One threat to an even-handed assessment of the economics is that some feel compelled to view the merger through the lens of anachronistic thinking dating to a previous generation. Yes, Ma Bell was a potent monopoly 40 years ago. But put simply, Ma Bell dominating the wireline market is hardly relevant in a 21st-century telecommunications environment.

To see this, drop for a moment the intellectual blinders of 1970 and focus on empirical analysis. The DOJ’s “Horizontal Merger Guidelines” lay out a formula (the Hirschman-Herfindahl Index) for determining the state of competition and whether a monopoly exists. In this index, a value of 10,000 denotes a complete monopoly, while a value of zero indicates infinite competition.

In the case of 1970s-era Ma Bell, the HH index was almost 8,000 (one of many reasons it was eventually split up by regulators). This merger, if successful, wouldn’t result in an index value even half as high as Ma Bell’s, especially when taking into account the varied Internet and local options for communications.

Any cry of “duopoly” largely ignores the tech boom of the last 15 years. Today’s vibrant communications world is a place where prices per minute have dropped 88 percent since 1996, and per megabyte costs are expected to fall from $0.42 to just $0.02 in the next three years. That’s because the nature of competition is not just AT&T versus Verizon and Sprint, but mobile voice versus mobile data; national carriers versus regional carriers; and metropolitan areas versus rural communities. Today, a majority of Americans already have at least five facilities-based providers, and claims of a single company dominating the market, when any consumer can use a Wi-Fi connection to make a free call, are simply unfounded.

Thus, the proposed $39 billion deal is far more complicated than the rhetorical echo chamber of television and the blogosphere would like the public to believe. Today’s telecommunications market consists of a varied and ever-expanding array of platforms: WiMax, VOIP, Skype, Google Voice, etc.

Consider Skype and Google Voice. Combined, they have more than 20 million users and many can communicate for free, avoiding the hassle of monthly plans and contracts. Similarly, facilities-based providers like MetroPCS also offer à la carte pricing plans, untethered from the bureaucracy of some larger national carriers, and any free app can connect users to VOIP technology. This is not the communications environment of the rotary phone and expensive long-distance calls.

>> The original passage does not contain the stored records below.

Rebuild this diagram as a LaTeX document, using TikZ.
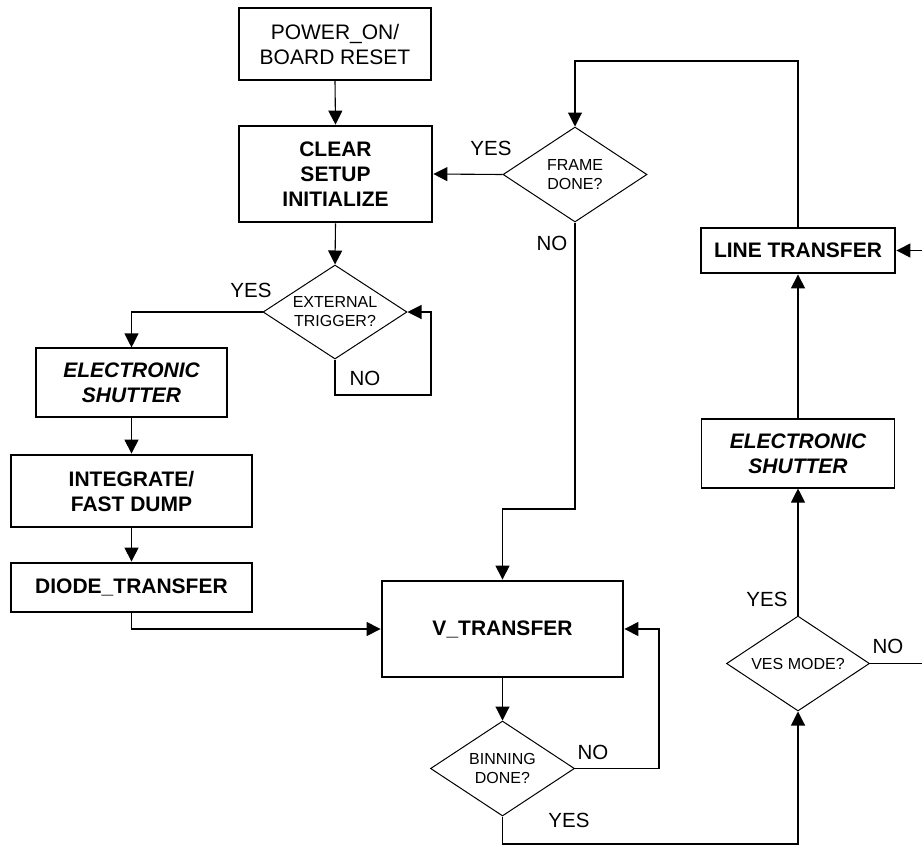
\documentclass[tikz,border=0pt]{standalone}
\usepackage{fontspec}
\setmainfont{Liberation Sans}
\usetikzlibrary{shapes.geometric,arrows.meta}
\begin{document}
\begin{tikzpicture}[x=1pt,y=-1pt,
  box/.style={draw, line width=1.1pt, align=center, inner sep=0pt, font=\fontsize{21}{25}\selectfont},
  thickbox/.style={draw, line width=2.8pt, align=center, inner sep=0pt, font=\fontsize{21}{25}\selectfont\bfseries},
  esbox/.style={box, font=\fontsize{21}{25}\selectfont\bfseries\itshape},
  dec/.style={draw, diamond, shape aspect=1.53, line width=1pt, align=center, inner sep=0pt, font=\fontsize{16}{19}\selectfont},
  arr/.style={line width=1.1pt, -{Triangle[length=14pt,width=14pt]}},
  ln/.style={line width=1.1pt},
  lbl/.style={font=\fontsize{20.5}{24}\selectfont, inner sep=0pt}]
\useasboundingbox (0,0) rectangle (922,846);
\clip (0,0) rectangle (922,846);
\fill[white] (0,0) rectangle (922,846);

% nodes
\node[box, minimum width=192pt, minimum height=72pt] (pwr) at (335,44) {POWER\_ON/\\BOARD RESET};
\node[thickbox, minimum width=193pt, minimum height=96pt] (clr) at (335.5,174) {CLEAR\\SETUP\\INITIALIZE};
\node[dec, minimum width=144pt, minimum height=94pt] (ext) at (335,312) {EXTERNAL\\TRIGGER?};
\node[esbox, minimum width=191pt, minimum height=69pt] (es1) at (131.5,382.5) {ELECTRONIC\\SHUTTER};
\node[thickbox, minimum width=241pt, minimum height=72pt] (integ) at (131.5,491) {INTEGRATE/\\FAST DUMP};
\node[thickbox, minimum width=241pt, minimum height=49pt] (diode) at (131.5,587.5) {DIODE\_TRANSFER};
\node[thickbox, minimum width=241pt, minimum height=96pt] (vt) at (502.5,629) {V\_TRANSFER};
\node[dec, minimum width=144pt, minimum height=95pt] (bin) at (502.5,768.5) {BINNING\\DONE?};
\node[dec, minimum width=144pt, minimum height=95pt] (frame) at (575,174.5) {FRAME\\DONE?};
\node[thickbox, minimum width=194pt, minimum height=45pt] (lt) at (798,250.5) {LINE TRANSFER};
\node[esbox, minimum width=193pt, minimum height=69pt] (es2) at (798,453.5) {ELECTRONIC\\SHUTTER};
\node[dec, minimum width=143pt, minimum height=95pt] (ves) at (798,663.5) {VES MODE?};

% helper coordinates
\coordinate (c1) at (431,395);
\coordinate (c2) at (659,768.5);
\coordinate (c3) at (798,844);
\coordinate (c4) at (575,61);
\coordinate (c5) at (575,509);
\coordinate (c6) at (940,663.5);
\coordinate (c7) at (940,250.5);

% connectors
\draw[arr] (pwr.south) -- (clr.north);
\draw[arr] (clr.south) -- (ext.north);
\draw[arr] (ext.west) -| (es1.north);
\draw[arr] (ext.south) |- (c1) |- (ext.east);
\draw[arr] (es1.south) -- (integ.north);
\draw[arr] (integ.south) -- (diode.north);
\draw[arr] (diode.south) |- (vt.west);
\draw[arr] (vt.south) -- (bin.north);
\draw[arr] (bin.east) -- (c2) |- (vt.east);
\draw[arr] (bin.south) |- (c3) -- (ves.south);
\draw[arr] (ves.north) -- (es2.south);
\draw[arr] (es2.north) -- (lt.south);
\draw[arr] (lt.north) |- (c4) -- (frame.north);
\draw[arr] (frame.west) -- (clr.east);
\draw[arr] (frame.south) -- (c5) -| (vt.north);
\draw[arr] (ves.east) -- (c6) -- (c7) -- (lt.east);

% labels
\node[lbl] (l1) at (251,290) {YES};
\node[lbl] (l2) at (365,378) {NO};
\node[lbl] (l3) at (491,148) {YES};
\node[lbl] (l4) at (552,243) {NO};
\node[lbl] (l5) at (593,752) {NO};
\node[lbl] (l6) at (569,820) {YES};
\node[lbl] (l7) at (767,599) {YES};
\node[lbl] (l8) at (888,646) {NO};
\end{tikzpicture}
\end{document}
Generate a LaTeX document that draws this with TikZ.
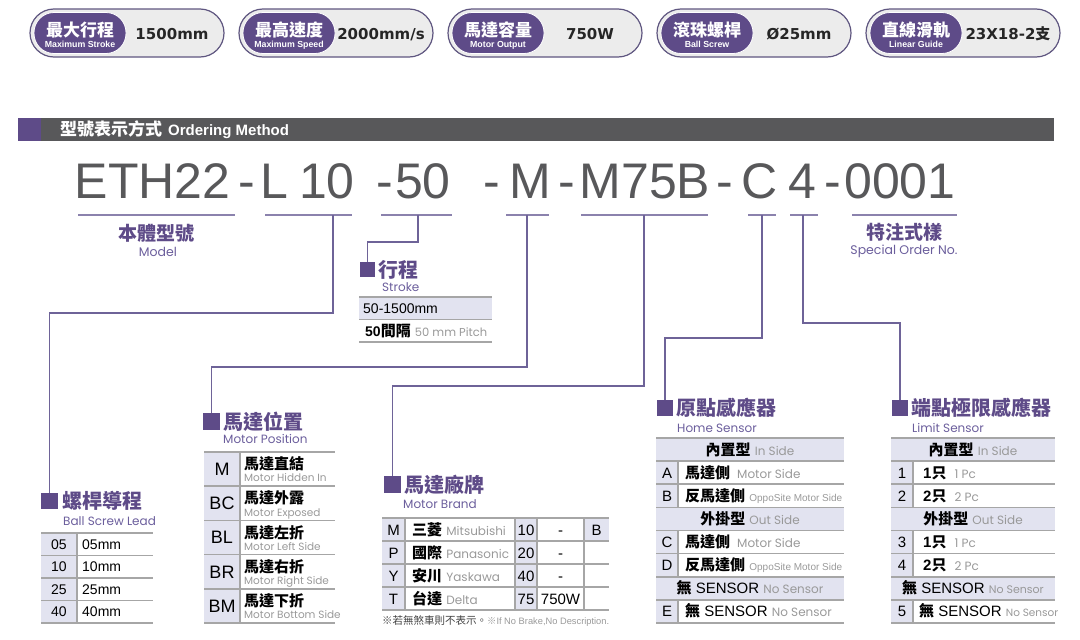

These are among the many reasons why permitting either the FCC or the DOJ to dictate how the wireless world will develop over the next decade is a mistake that will harm, not help, consumers demanding more advanced mobile platforms.

It is ironic that intervention in this merger is such a reflex among federal regulators, since, to some extent, this merger is driven by the scarcity of available bandwidth — and what is the source of the scarcity? Federal inaction. The president has committed to freeing up more than 500 MHz of bandwidth. Yet the federal government still owns 61 percent of the most “usable” broadband, between 174 MHz and 4 GHz.

The scarcity of available spectrum means the U.S. needs to find a way to get more capacity from the spectrum that exists today. Because consumers won’t wait, and our economy can’t wait until more bandwidth is auctioned, the market drives a response. Enter AT&T and T-Mobile.

Competition, access, quality, and innovative wireless services. Those are the right criteria by which to judge mergers and acquisitions — not reliance on outmoded thinking and indices. A 21st-century communications world will require a sensible government-policy foundation and billions of dollars in private investment. If consumers, shareholders, and the wireless market can benefit from this transaction, then there is little need for a prescriptive regulatory approach that won’t help consumers or our mobile infrastructure.